The causation evidence in this case, although circumstantial, was far more impressive than the evidence presented in Fenner. Norton testified that the lawn mower slid six feet from the top of a hill into the creek. As he began to slide down the hill, Norton applied the brakes and held on with both hands to the handlebars. Expert testimony revealed that when Norton applied the brakes, an effective dead man device could have stopped the blades in as little as.7 seconds. The blades on the 1981 Snapper would continue to spin for three to five seconds, assuming the power had been turned off. Each of Snapper's experts testified that, given the amount of time the mower would have taken to slide six feet and given Norton's testimony that both of his hands were on the handle bars until the mower hit the creek, a two to three second difference in blade stopping time would have avoided the injury.
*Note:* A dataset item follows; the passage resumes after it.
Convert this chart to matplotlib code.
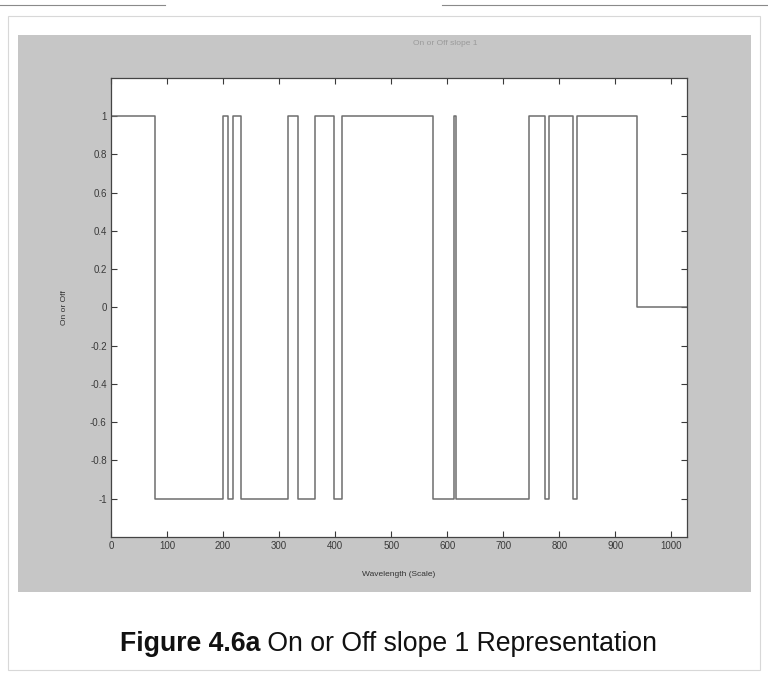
import matplotlib
matplotlib.use("Agg")
import matplotlib.pyplot as plt
from matplotlib.patches import Rectangle
from matplotlib.lines import Line2D

# Data: step signal (value holds from each edge to the next)
edge_x = [0, 79, 200, 209, 218, 232, 316, 334, 364, 398, 412, 575, 612, 616,
          746, 775, 782, 824, 831, 938, 1028]
levels = [1, -1, 1, -1, 1, -1, 1, -1, 1, -1, 1, -1, 1, -1,
          1, -1, 1, -1, 1, 0, 0]
x_ticks = [0, 100, 200, 300, 400, 500, 600, 700, 800, 900, 1000]
y_ticks = [-1, -0.8, -0.6, -0.4, -0.2, 0, 0.2, 0.4, 0.6, 0.8, 1]
y_tick_labels = ["-1", "-0.8", "-0.6", "-0.4", "-0.2", "0", "0.2", "0.4", "0.6", "0.8", "1"]

plt.rcParams['font.family'] = ['Liberation Sans', 'DejaVu Sans']

fig = plt.figure(figsize=(7.68, 6.78), dpi=100)
fig.patch.set_facecolor('white')

# page frame and rules
fig.add_artist(Rectangle((0.010, 0.012), 0.980, 0.965, transform=fig.transFigure,
                         fill=False, edgecolor='#d8d8d8', lw=0.8))
fig.add_artist(Line2D([0.0, 0.215], [0.992, 0.992], transform=fig.transFigure,
                      color='#8a8a8a', lw=0.8))
fig.add_artist(Line2D([0.575, 1.0], [0.992, 0.992], transform=fig.transFigure,
                      color='#8a8a8a', lw=0.8))

# grey MATLAB figure panel
fig.add_artist(Rectangle((0.0234, 0.127), 0.955, 0.821, transform=fig.transFigure,
                         facecolor='#c6c6c6', edgecolor='none', zorder=0))

ax = fig.add_axes([0.1445, 0.208, 0.750, 0.677])
ax.set_facecolor('white')
ax.step(edge_x, levels, where='post', color='#6e6e6e', lw=1.1)

ax.set_xlim(0, 1028)
ax.set_ylim(-1.2, 1.2)
ax.set_xticks(x_ticks)
ax.set_xticklabels([str(v) for v in x_ticks])
ax.set_yticks(y_ticks)
ax.set_yticklabels(y_tick_labels)
ax.tick_params(direction='in', top=True, right=True, length=4, width=0.8,
               labelsize=7, colors='#3a3a3a', pad=3)
for s in ax.spines.values():
    s.set_color('#444444')
    s.set_linewidth(0.9)

ax.set_xlabel("Wavelength (Scale)", fontsize=6, color='#333333', labelpad=14)
ax.set_ylabel("On or Off", fontsize=6, color='#333333', labelpad=16)

fig.text(0.58, 0.936, "On or Off slope 1", fontsize=6, color='#9a9a9a',
         ha='center', va='center')

# caption
t1 = fig.text(0.156, 0.031, "Figure 4.6a", fontsize=19.2, fontweight='bold',
              ha='left', va='bottom', color='#111111')
plt.annotate(" On or Off slope 1 Representation", xy=(1, 0), xycoords=t1,
             ha='left', va='bottom', fontsize=19.2, color='#111111',
             annotation_clip=False)

fig.savefig("out.png", dpi=100, facecolor='white')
This is not the type of speculative evidence disapproved in Fenner. The circumstances of this case give rise to a reasonable inference that Norton's injuries were sustained several seconds after he applied the brakes and began to slide backwards. Snapper was given every opportunity to point out the weaknesses in Norton's proof, but apparently was unpersuasive.
The circumstantial evidence offered by Norton was sufficient to support a reasonable inference of causation. As a result, it was improper to grant the judgment notwithstanding the verdict. The judgment of the district court notwithstanding the verdict is reversed and remanded with instructions to enter judgment in favor of plaintiff.